::: The input :::

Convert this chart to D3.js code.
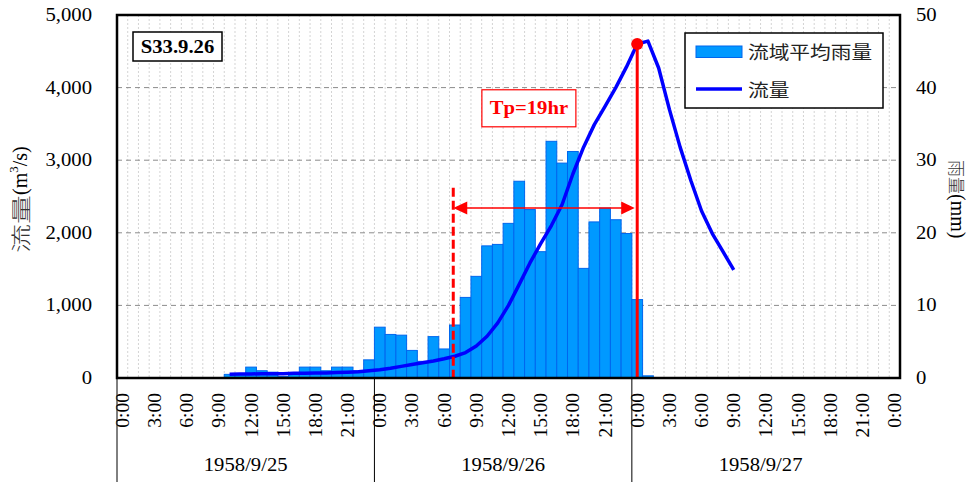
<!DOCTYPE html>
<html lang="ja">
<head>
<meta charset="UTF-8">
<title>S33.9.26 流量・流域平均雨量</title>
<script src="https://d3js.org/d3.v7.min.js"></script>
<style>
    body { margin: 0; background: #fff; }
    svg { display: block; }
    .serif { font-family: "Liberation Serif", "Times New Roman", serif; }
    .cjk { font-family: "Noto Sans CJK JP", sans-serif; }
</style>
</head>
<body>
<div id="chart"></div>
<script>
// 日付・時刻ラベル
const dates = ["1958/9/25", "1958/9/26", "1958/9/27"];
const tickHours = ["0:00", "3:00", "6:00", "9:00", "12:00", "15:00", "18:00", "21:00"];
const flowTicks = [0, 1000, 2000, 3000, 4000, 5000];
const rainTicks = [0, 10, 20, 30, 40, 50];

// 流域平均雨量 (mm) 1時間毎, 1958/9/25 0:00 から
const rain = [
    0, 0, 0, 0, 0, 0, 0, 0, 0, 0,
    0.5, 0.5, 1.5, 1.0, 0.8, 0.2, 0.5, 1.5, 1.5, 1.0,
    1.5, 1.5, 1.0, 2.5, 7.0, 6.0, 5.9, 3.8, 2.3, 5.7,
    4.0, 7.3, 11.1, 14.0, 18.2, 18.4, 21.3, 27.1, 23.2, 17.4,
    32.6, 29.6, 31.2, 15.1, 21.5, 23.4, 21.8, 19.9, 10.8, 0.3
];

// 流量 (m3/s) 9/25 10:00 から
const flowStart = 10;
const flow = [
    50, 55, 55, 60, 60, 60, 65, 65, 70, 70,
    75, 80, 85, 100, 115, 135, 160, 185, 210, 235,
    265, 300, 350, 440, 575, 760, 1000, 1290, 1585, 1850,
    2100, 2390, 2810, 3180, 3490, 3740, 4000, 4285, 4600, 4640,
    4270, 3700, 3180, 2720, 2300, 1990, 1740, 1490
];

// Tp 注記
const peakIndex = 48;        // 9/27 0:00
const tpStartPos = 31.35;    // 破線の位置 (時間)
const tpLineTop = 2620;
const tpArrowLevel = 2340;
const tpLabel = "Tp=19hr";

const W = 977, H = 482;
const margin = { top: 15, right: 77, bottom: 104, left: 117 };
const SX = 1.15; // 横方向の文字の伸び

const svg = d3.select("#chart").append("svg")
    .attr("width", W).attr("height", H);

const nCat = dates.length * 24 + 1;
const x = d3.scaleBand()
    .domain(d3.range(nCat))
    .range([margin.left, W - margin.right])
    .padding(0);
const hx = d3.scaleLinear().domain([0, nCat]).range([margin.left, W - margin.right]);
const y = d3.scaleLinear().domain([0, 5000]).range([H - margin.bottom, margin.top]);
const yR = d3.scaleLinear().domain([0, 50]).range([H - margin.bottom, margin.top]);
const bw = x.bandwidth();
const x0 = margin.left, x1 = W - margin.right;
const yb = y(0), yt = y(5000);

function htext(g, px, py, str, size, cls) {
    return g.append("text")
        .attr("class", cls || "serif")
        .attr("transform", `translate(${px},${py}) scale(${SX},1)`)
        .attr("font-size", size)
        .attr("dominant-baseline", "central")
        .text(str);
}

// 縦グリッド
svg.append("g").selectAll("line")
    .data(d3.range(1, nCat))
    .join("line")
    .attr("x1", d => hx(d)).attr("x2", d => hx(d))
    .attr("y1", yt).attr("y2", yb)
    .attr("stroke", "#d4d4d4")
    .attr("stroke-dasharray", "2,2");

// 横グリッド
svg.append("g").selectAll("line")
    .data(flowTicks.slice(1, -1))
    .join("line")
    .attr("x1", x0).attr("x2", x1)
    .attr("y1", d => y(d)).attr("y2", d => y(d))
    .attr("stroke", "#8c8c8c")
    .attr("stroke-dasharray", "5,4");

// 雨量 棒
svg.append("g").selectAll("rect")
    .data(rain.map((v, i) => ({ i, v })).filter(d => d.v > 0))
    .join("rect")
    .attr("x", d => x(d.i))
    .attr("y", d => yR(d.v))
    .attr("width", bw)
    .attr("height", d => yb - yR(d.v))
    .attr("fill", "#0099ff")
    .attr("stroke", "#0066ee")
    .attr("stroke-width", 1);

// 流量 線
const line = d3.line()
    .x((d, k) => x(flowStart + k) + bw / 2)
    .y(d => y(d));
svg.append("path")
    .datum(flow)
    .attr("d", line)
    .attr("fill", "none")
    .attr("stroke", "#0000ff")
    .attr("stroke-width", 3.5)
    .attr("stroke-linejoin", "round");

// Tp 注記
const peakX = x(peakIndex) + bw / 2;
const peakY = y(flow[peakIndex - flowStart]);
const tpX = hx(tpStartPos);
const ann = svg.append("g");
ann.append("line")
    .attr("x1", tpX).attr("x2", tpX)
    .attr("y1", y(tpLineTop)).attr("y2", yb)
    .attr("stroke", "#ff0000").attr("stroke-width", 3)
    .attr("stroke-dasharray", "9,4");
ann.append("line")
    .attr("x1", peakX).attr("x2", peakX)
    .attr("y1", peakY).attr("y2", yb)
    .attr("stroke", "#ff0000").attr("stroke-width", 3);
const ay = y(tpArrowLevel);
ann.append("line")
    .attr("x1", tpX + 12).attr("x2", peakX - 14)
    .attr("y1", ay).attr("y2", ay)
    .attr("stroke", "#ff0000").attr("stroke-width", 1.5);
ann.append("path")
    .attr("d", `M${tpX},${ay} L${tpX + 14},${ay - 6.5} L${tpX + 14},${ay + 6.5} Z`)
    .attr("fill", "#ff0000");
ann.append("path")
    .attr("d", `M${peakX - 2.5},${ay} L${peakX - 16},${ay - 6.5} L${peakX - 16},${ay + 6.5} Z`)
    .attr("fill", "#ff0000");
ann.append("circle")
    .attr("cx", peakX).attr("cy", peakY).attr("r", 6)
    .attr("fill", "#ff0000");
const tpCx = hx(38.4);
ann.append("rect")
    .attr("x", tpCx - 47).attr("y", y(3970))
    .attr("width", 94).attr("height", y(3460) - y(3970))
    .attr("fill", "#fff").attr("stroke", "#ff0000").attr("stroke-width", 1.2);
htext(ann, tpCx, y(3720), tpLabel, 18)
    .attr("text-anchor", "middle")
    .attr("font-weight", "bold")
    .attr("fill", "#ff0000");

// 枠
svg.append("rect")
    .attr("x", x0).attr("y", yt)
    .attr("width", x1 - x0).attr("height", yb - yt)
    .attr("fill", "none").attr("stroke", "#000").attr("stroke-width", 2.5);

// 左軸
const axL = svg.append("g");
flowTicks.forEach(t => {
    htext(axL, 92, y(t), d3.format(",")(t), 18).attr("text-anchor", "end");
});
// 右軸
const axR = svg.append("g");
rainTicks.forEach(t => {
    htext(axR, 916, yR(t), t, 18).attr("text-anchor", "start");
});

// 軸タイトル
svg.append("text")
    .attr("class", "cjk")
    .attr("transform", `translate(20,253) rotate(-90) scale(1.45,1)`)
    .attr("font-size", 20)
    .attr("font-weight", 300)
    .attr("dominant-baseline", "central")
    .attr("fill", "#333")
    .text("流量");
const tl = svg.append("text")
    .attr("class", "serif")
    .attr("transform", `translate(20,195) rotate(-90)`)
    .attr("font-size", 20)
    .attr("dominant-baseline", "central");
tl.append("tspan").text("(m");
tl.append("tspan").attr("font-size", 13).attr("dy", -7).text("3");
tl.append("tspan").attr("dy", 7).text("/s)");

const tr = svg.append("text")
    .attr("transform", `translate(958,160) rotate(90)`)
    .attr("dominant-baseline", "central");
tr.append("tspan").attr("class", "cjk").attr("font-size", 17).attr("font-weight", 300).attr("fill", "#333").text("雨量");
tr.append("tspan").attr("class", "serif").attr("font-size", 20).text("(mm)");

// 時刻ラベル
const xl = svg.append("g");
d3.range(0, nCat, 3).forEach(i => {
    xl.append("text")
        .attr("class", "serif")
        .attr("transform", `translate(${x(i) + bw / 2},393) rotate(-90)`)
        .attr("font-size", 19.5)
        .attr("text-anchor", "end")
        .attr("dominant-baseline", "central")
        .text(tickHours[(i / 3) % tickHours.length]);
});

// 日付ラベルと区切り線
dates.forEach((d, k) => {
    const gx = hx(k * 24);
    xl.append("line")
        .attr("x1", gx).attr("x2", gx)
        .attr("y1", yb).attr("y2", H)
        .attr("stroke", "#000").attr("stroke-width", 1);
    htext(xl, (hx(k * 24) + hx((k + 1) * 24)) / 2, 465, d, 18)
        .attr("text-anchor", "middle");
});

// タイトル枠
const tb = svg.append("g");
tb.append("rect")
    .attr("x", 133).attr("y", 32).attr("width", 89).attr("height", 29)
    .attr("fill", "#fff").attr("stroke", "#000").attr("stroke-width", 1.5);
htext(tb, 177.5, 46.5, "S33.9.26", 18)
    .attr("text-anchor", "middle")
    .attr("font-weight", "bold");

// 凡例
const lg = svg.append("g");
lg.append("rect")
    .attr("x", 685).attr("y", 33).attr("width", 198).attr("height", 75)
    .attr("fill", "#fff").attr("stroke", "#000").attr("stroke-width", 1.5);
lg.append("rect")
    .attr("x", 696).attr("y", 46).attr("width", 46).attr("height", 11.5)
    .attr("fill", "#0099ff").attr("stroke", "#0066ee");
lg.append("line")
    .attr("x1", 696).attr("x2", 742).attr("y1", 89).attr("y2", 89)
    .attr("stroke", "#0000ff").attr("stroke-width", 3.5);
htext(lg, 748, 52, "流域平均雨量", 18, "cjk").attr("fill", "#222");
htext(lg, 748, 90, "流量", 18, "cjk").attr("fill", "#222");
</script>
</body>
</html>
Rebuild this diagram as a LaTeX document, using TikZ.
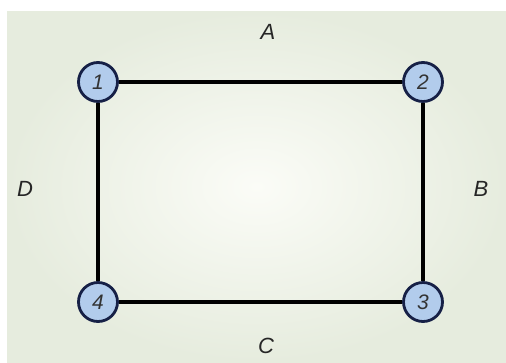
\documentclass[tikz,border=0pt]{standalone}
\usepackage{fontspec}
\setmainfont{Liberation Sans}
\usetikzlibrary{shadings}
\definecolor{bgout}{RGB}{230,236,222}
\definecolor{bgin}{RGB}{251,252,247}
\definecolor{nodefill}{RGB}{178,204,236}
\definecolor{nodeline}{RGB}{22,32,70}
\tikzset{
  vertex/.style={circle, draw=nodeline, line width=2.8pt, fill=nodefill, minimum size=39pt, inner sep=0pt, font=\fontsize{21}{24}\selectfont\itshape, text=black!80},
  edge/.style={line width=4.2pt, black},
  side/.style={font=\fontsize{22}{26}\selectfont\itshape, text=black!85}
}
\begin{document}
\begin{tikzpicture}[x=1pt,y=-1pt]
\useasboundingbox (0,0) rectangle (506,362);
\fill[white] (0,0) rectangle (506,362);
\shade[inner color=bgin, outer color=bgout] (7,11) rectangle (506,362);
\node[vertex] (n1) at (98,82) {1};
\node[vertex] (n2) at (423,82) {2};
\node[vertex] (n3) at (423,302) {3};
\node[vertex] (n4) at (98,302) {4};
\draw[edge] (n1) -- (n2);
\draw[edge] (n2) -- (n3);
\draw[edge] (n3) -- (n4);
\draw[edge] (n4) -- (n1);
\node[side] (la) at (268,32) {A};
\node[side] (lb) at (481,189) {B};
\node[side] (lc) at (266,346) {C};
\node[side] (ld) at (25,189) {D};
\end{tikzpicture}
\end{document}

:::

[Required work]
Collect the lines of the records that include the string "this".

[Output]
Convert this chart to D3.js code.
Rebuild this diagram as a LaTeX document, using TikZ.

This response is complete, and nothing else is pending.